The Beaumonts are a family brewing dynasty and events in previous books have led to the company being sold.  It's no longer a family business.  The four brothers (featured in the previous books) have all come around on this and have started their own ventures. They've moved on.  That's proving harder for Frances Beaumont.  Without the brewery, without the Beaumont "name" - she's not sure who she is.  I mean, if she's not the provocative wild child of the Beaumont clan, who is she?  It also doesn't help matters that she's lost enough money on failed business ventures to support three dynasties.  She's moved back into the family mansion, sold off most of her designer clothes, and is trying to scrape together enough money to start yet another business.  The problem is her brothers are through with supporting her schemes and Frances sees the mess her life has become as the fault of Ethan Logan.

Ethan was brought in as the new CEO by the company that bought the brewery.  His job isn't to dismantle and sell off - rather to reorganize and restructure.  The problem is that his work force is on the verge of mutiny and for some reason he doesn't just fire the lot of them for insubordination (he at least threatens it).  Anyway, Frances is determined to undermine the takeover - for reasons.  Thin reasons, but they're there.  Also, a little revenge wouldn't be unwarranted.  She waltzes into the CEO's office like a queen and has everybody eating out of her hand.  And that's when Ethan comes up with a plan.  He doesn't trust Frances, but he recognizes he needs her.  He proposes a marriage of convenience.  Help him bring the work force around, get married, pull the plug after a year, and he'll finance her latest business venture.  Naturally Frances agrees - because, you know, romance novel.

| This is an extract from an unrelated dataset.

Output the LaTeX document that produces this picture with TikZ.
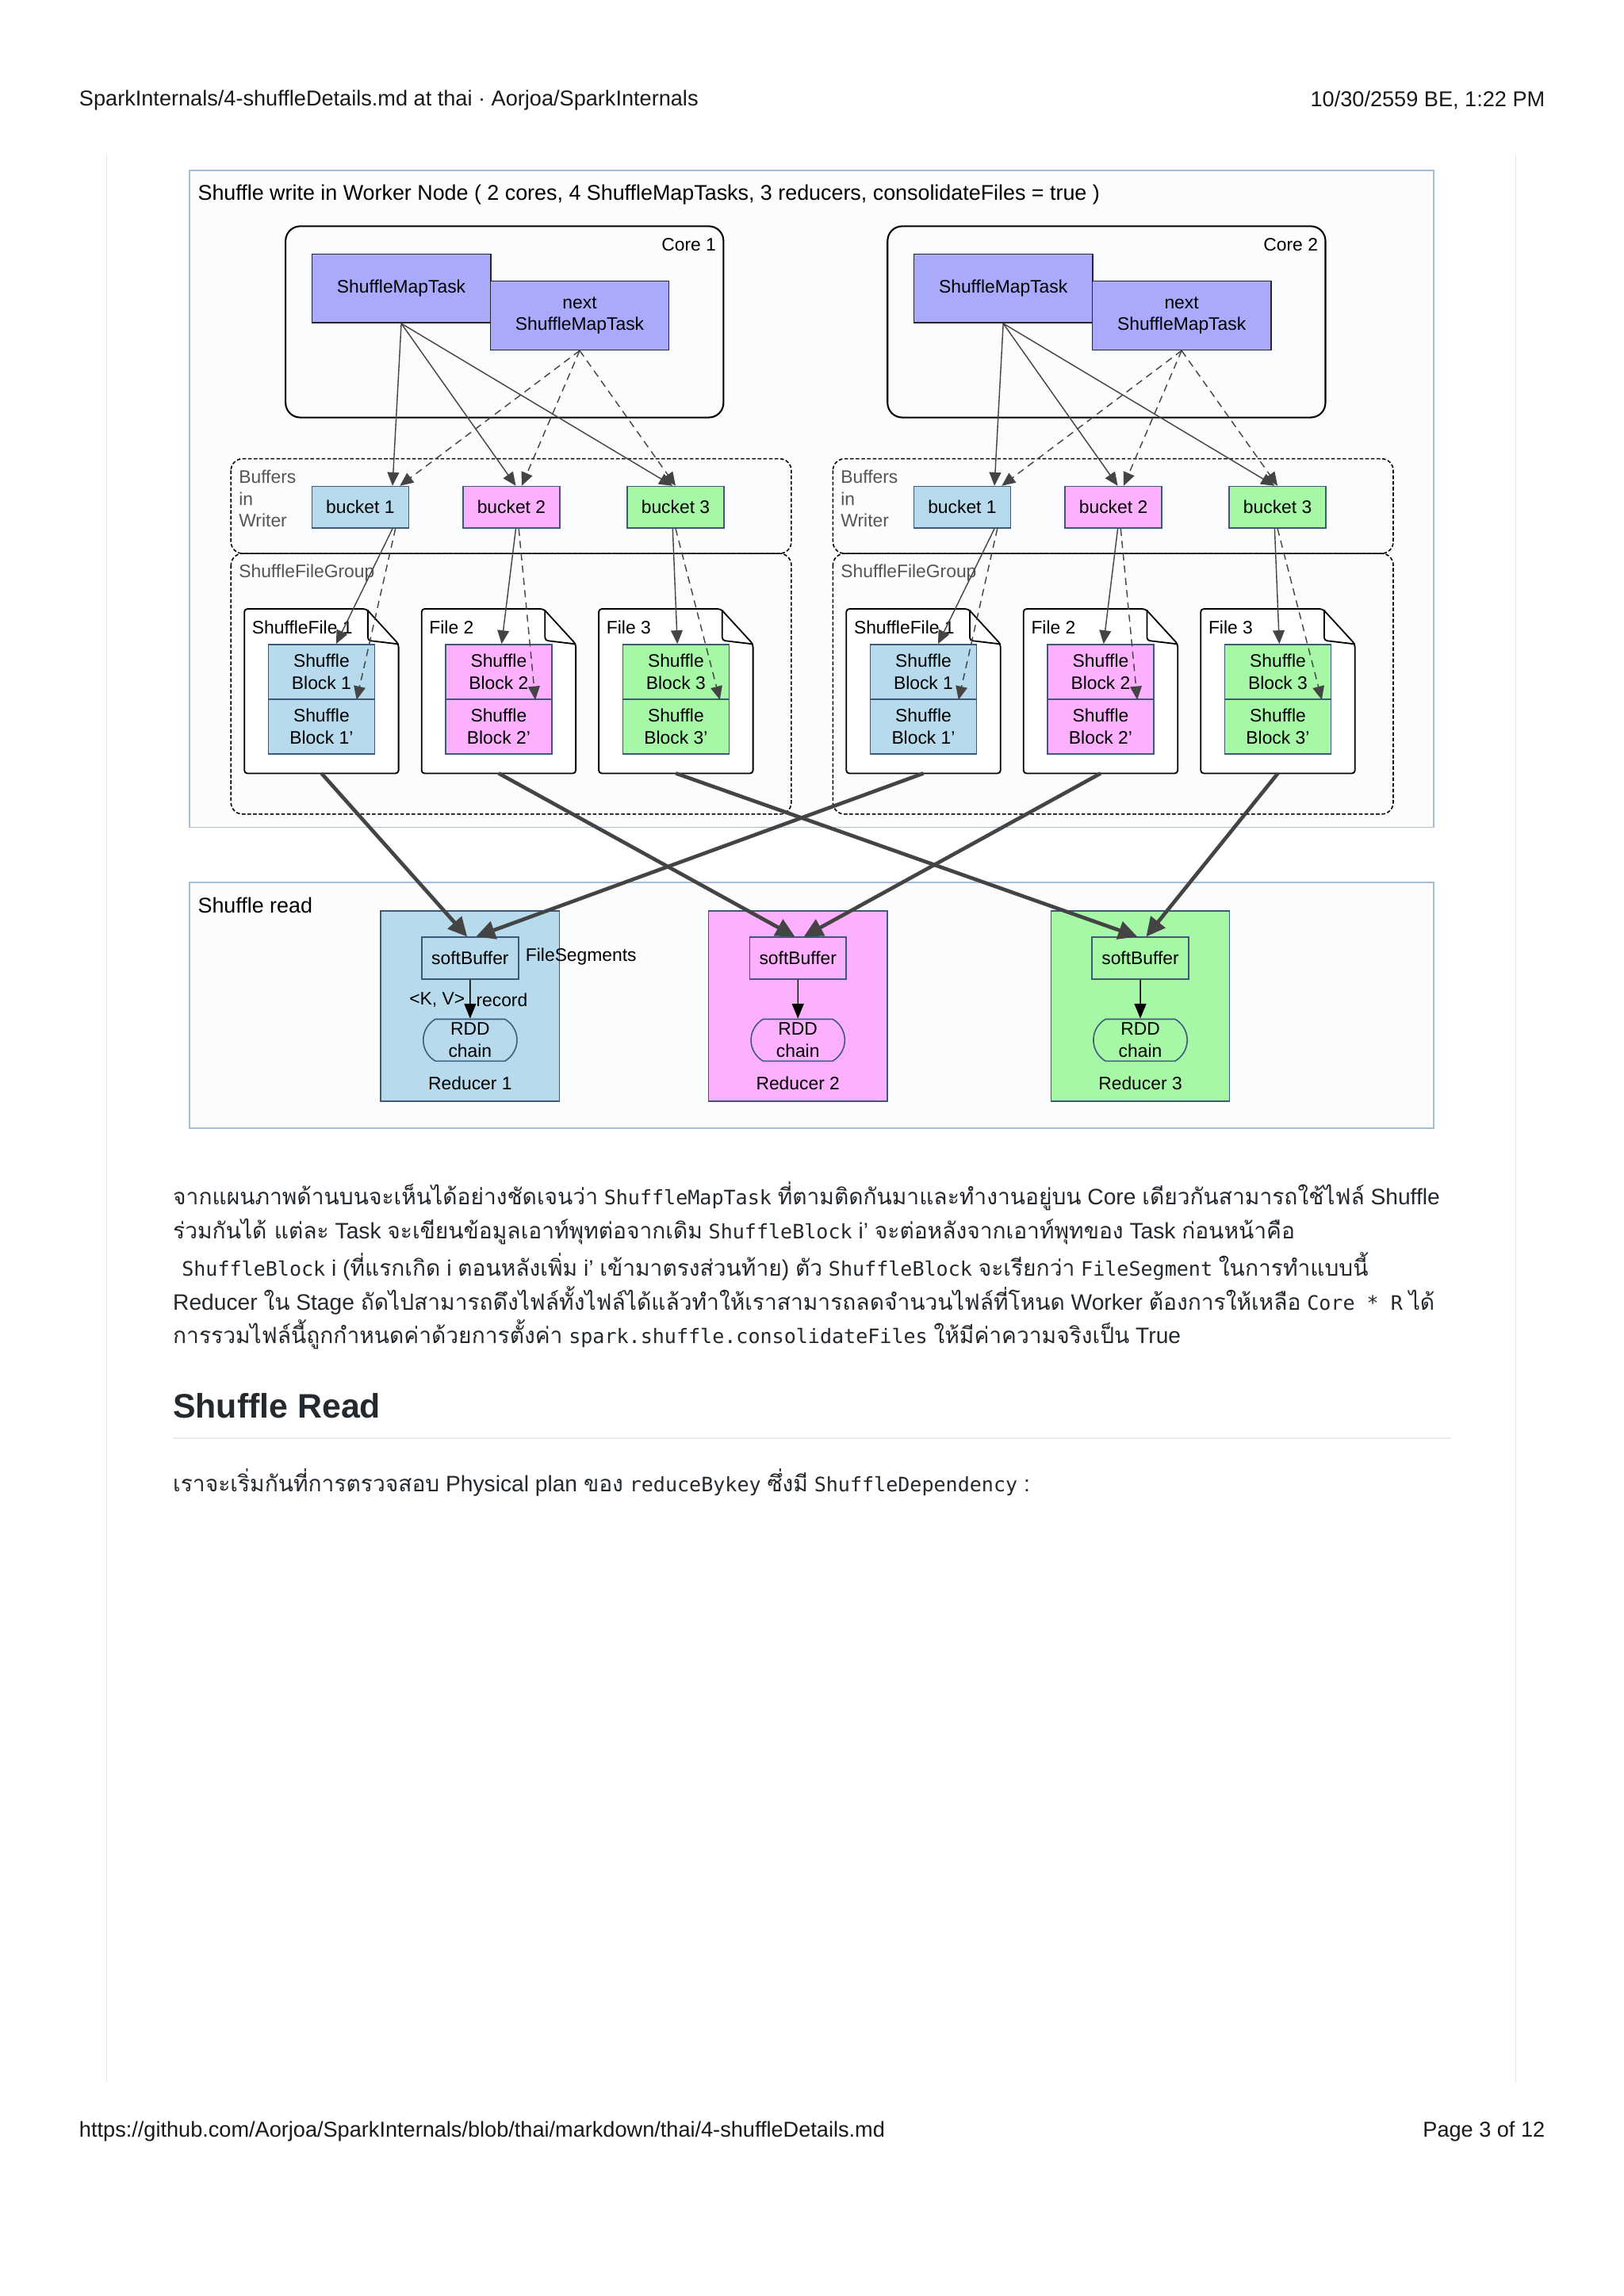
\documentclass[tikz,border=0pt]{standalone}
\usepackage{fontspec}
\setmainfont{Liberation Sans}
\newfontfamily\thaitxt[Script=Thai]{Loma}
\newfontfamily\codetxt{DejaVu Sans Mono}
\usetikzlibrary{arrows.meta,calc,shapes.misc}
\definecolor{framec}{HTML}{A9BCD6}
\definecolor{framefill}{HTML}{FBFCFD}
\definecolor{taskc}{HTML}{AAAAFC}
\definecolor{bluec}{HTML}{B7DAEC}
\definecolor{pinkc}{HTML}{FDB0FD}
\definecolor{greenc}{HTML}{A6F8A6}
\definecolor{edgec}{HTML}{3E5878}
\definecolor{arrowc}{HTML}{444444}
\definecolor{labelc}{HTML}{555555}
\definecolor{pagec}{HTML}{E6E6E6}
\definecolor{rulec}{HTML}{EAECEF}
\definecolor{inkc}{HTML}{24292E}
\newcommand{\thaispan}[1]{{\thaitxt #1}}
\newcommand{\codespan}[1]{{\codetxt\fontsize{19.3}{24}\selectfont #1}}
\begin{document}
\begin{tikzpicture}[x=0.05cm,y=-0.05cm]
        \tikzset{
            txt/.style={font=\fontsize{17.6}{21.3}\selectfont,inner sep=0pt},
            title/.style={font=\fontsize{20.7}{24}\selectfont,inner sep=0pt,anchor=west},
            frame/.style={draw=framec,fill=framefill,line width=1.4pt},
            corebox/.style={draw=black,rounded corners=0.5cm,line width=1.6pt,minimum width=14.95cm,minimum height=6.53cm},
            group/.style={draw=black,rounded corners=0.4cm,line width=1.2pt,dash pattern=on 3.5pt off 2pt},
            task/.style={txt,draw=black!85,fill=taskc,line width=1.2pt,minimum width=6.1cm,minimum height=2.35cm,align=center},
            bucket/.style={txt,draw=edgec,line width=1.2pt,minimum width=3.3cm,minimum height=1.42cm},
            block/.style={txt,draw=edgec,line width=1.1pt,minimum width=3.63cm,minimum height=1.87cm,align=center},
            filebox/.style={inner sep=0pt,minimum width=5.25cm,minimum height=5.6cm},
            fileline/.style={draw=black,fill=white,line width=1.4pt,rounded corners=0.1cm},
            glabel/.style={txt,text=labelc,align=left,anchor=west},
            push/.style={-{Triangle[length=0.46cm,width=0.4cm]},draw=arrowc,line width=1.1pt},
            pushnext/.style={push,dash pattern=on 7pt off 5pt},
            bigarrow/.style={-{Triangle[length=0.65cm,width=0.62cm]},draw=arrowc,line width=3.6pt},
            readarrow/.style={-{Triangle[length=0.5cm,width=0.4cm]},draw=black,line width=1.1pt},
            reducer/.style={draw=edgec,line width=1.2pt,minimum width=6.1cm,minimum height=6.5cm},
            softbuf/.style={txt,draw=edgec,line width=1.2pt,minimum width=3.3cm,minimum height=1.43cm},
            rdd/.style={txt,rounded rectangle,rounded rectangle arc length=120,draw=edgec,line width=1.2pt,minimum width=3.2cm,minimum height=1.43cm,align=center},
            pagetxt/.style={font=\fontsize{20.9}{24}\selectfont,inner sep=0pt,text=black!90},
            body/.style={font=\fontsize{21.7}{26}\selectfont,inner sep=0pt,anchor=west,text=inkc}
        }
        \useasboundingbox[fill=white] (0,0) rectangle (1108.8,1568);

        \node[pagetxt,anchor=west] (head) at (54,68.6) {SparkInternals/4-shuffleDetails.md at thai · Aorjoa/SparkInternals};
        \node[pagetxt,anchor=east] (date) at (1055,68.6) {10/30/2559 BE, 1:22 PM};
        \node[pagetxt,anchor=west] (url) at (54,1455.5) {https://github.com/Aorjoa/SparkInternals/blob/thai/markdown/thai/4-shuffleDetails.md};
        \node[pagetxt,anchor=east] (page) at (1055,1455.5) {Page 3 of 12};
        \draw[draw=pagec,line width=0.9pt] (73,105.6) -- (73,1422);
        \draw[draw=pagec,line width=0.9pt] (1035,105.6) -- (1035,1422);

        \draw[frame] (129.5,116.4) rectangle (979,565);
        \node[title] (wtitle) at (135,133) {Shuffle write in Worker Node ( 2 cores, 4 ShuffleMapTasks, 3 reducers, consolidateFiles = true )};

        \foreach \c/\ox in {1/0,2/411}{
                \node[corebox] (core\c) at (344.5+\ox,219.8) {};
                \node[txt,anchor=east] (cl\c) at (489+\ox,167) {Core \c};
                \node[task] (smt\c) at (274+\ox,197) {ShuffleMapTask};
                \node[task] (next\c) at (395.8+\ox,215.5) {next\\ShuffleMapTask};
                \draw[group] (157.7+\ox,313.3) rectangle (540.3+\ox,378);
                \draw[group] (157.7+\ox,378) rectangle (540.3+\ox,556);
                \node[glabel] (bl\c) at (163+\ox,340.5) {Buffers\\in\\Writer};
                \node[glabel] (gl\c) at (163+\ox,391.5) {ShuffleFileGroup};
                \foreach \k/\bx/\fx/\col/\sa/\da/\sb/\db/\fl in {1/246/219.5/bluec/22/27/10/24/ShuffleFile 1,2/349.2/340.5/pinkc/3/7/2/25/File 2,3/461.3/461.5/greenc/-2/0/1/30/File 3}{
                        \node[bucket,fill=\col] (b\c\k) at (\bx+\ox,346.4) {bucket \k};
                        \node[filebox] (f\c\k) at (\fx+\ox,472) {};
                        \draw[fileline] (f\c\k.south west) -- (f\c\k.north west) -- ($(f\c\k.north east)+(-22,0)$) -- ($(f\c\k.north east)+(0,24)$) -- (f\c\k.south east) -- cycle;
                        \draw[fileline,fill=none] ($(f\c\k.north east)+(-21,0.5)$) -- ($(f\c\k.north east)+(-21,21.5)$) -- ($(f\c\k.north east)+(0,24)$);
                        \node[txt,anchor=west] (fl\c\k) at (\fx-47.5+\ox,428.7) {\fl};
                        \node[block,fill=\col] (u\c\k) at (\fx+\ox,458.8) {Shuffle\\Block \k};
                        \node[block,fill=\col] (l\c\k) at (\fx+\ox,496.2) {Shuffle\\Block \k’};
                        \draw[push] (smt\c.south) -- ($(b\c\k.north)+(\sa,0)$);
                        \draw[pushnext] (next\c.south) -- ($(b\c\k.north)+(\da,0)$);
                        \draw[push] ($(b\c\k.south)+(\sa,0)$) -- ($(u\c\k.north)+(\sb,0)$);
                        \draw[pushnext] ($(b\c\k.south)+(\sa+2,0)$) -- ($(u\c\k.south)+(\db,0)$);
                    }
            }

        \draw[frame] (129.5,602.8) rectangle (979,770.6);
        \node[title] (rtitle) at (135,618) {Shuffle read};

        \foreach \k/\rx/\col in {1/321/bluec,2/544.8/pinkc,3/778.6/greenc}{
                \node[reducer,fill=\col] (red\k) at (\rx,687) {};
                \node[softbuf,fill=\col] (s\k) at (\rx,654.4) {softBuffer};
                \node[rdd,fill=\col] (r\k) at (\rx,710.3) {RDD\\chain};
                \node[txt] (rl\k) at (\rx,740) {Reducer \k};
                \draw[readarrow] (s\k) -- (r\k);
            }
        \node[txt,anchor=west] (seg) at (358.8,653.3) {FileSegments};
        \node[txt,anchor=east] (kv) at (317.5,683) {<K, V>};
        \node[txt,anchor=west] (rec) at (325,683) {record};

        \foreach \c/\e in {1/-2,2/4}{
                \foreach \k in {1,2,3}{
                        \draw[bigarrow] (f\c\k.south) -- ($(s\k.north)+(\e,0)$);
                    }
            }

        \node[body] (p1) at (118,817) {\thaispan{จากแผนภาพด้านบนจะเห็นได้อย่างชัดเจนว่า} \codespan{ShuffleMapTask} \thaispan{ที่ตามติดกันมาและทำงานอยู่บน} Core \thaispan{เดียวกันสามารถใช้ไฟล์} Shuffle};
        \node[body] (p2) at (118,841) {\thaispan{ร่วมกันได้ แต่ละ} Task \thaispan{จะเขียนข้อมูลเอาท์พุทต่อจากเดิม} \codespan{ShuffleBlock} i' \thaispan{จะต่อหลังจากเอาท์พุทของ} Task \thaispan{ก่อนหน้าคือ}};
        \node[body] (p3) at (124,865) {\codespan{ShuffleBlock} i (\thaispan{ที่แรกเกิด} i \thaispan{ตอนหลังเพิ่ม} i' \thaispan{เข้ามาตรงส่วนท้าย}) \thaispan{ตัว} \codespan{ShuffleBlock} \thaispan{จะเรียกว่า} \codespan{FileSegment} \thaispan{ในการทำแบบนี้}};
        \node[body] (p4) at (118,888) {Reducer \thaispan{ใน} Stage \thaispan{ถัดไปสามารถดึงไฟล์ทั้งไฟล์ได้แล้วทำให้เราสามารถลดจำนวนไฟล์ที่โหนด} Worker \thaispan{ต้องการให้เหลือ} \codespan{Core * R} \thaispan{ได้}};
        \node[body] (p5) at (118,911.4) {\thaispan{การรวมไฟล์นี้ถูกกำหนดค่าด้วยการตั้งค่า} \codespan{spark.shuffle.consolidateFiles} \thaispan{ให้มีค่าความจริงเป็น} True};
        \node[anchor=west,inner sep=0pt,text=inkc,font=\bfseries\fontsize{33}{38}\selectfont] (h2) at (118,960) {Shuffle Read};
        \draw[draw=rulec,line width=1.6pt] (118,982) -- (990.6,982);
        \node[body] (p6) at (118,1012.5) {\thaispan{เราจะเริ่มกันที่การตรวจสอบ} Physical plan \thaispan{ของ} \codespan{reduceBykey} \thaispan{ซึ่งมี} \codespan{ShuffleDependency} :};

    \end{tikzpicture}
\end{document}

I've actually made this sound fairly unpleasant, and it's really not.  It's actually quite interesting from a category trope reversal standpoint.  Basically what Anderson has done is take a Harlequin Presents plot and flip it.  Instead of the bitter hero ticked off about the family business getting sold and looking to exact revenge?  It's the heroine.  Frances is a poor little rich girl whose father doted on her when it was convenient for him - which is why she has an attachment to the company.  The only time her father seemed to notice her was during her visits to the brewery on "donut Friday."  Her brothers weren't around, none of his various wives were (there were four) or countless mistresses (hence the spin-off Beaumont Bastards series).  Without the brewery that "made" the Beaumont name, and the string of personal failures, what does that leave Frances with?  Just the reputation of being the family screw-up - the one her brothers always have to clean-up after.

Ethan has his own warped past, his father a big time corporate raider, his mother an artist who would flit in and out of her son's life when she got tired of playing wife and mother.  His parents' marriage was strictly an arrangement, so it's not a big leap for him to propose the marriage of convenience to Frances.  Likewise, having witnessed her father's many marriages and at least one of the affairs (she caught him macking on his secretary once), Frances is pretty jaded when it comes to matters of the heart.

Of course we all know where this ends up.  Ethan is completely smitten with Frances, who puts the the Capital C in "Challenging."  Frances, when she isn't trying to throw away happiness with both hands, finds a partner in Ethan.  Someone who doesn't treat her like a screw-up, who takes her seriously, and thinks of her as her own person - not an extension of her brothers, or a means to an end.

This won't be the book for everybody.  My years kicking around Romancelandia have taught me that many readers measure heroes and heroines with different yardsticks.  If Frances were the hero she would be chalked up to another Alpha male in a long line of Romancelandia Alphas.  But because she's the heroine she will likely be deemed "unlikeable" and/or "unsympathetic."  Oh, I'll just say it - some readers are going to find her to be a spoiled bitch.  And you know what?  She kind of is.  And it makes the story.  Otherwise this would just be another retread of a story we've all read countless times before.  It's not my favorite of the series thus far, but it's certainly memorable.

Final Grade = B

3 comments:

SonomaLass said...

I think I have this in my TBR. Didn't realize it was a family series -- Brewing? Right up my alley! Thanks!

Carole Rae said...

I find that characters need to have flaws in order for Romances to be likeable. There is nothing worse than a character who is PERFECT in every way. BUT the character need to not have such terrible flaws that they are bad. I'm curious what I would think of her.

Nikki said...

I read some of the earlier ones and enjoyed them, but I haven't gotten to this one yet. I've slacked off reading the Presents and Desires for some reason. I'll have to dig around to see if I can find it.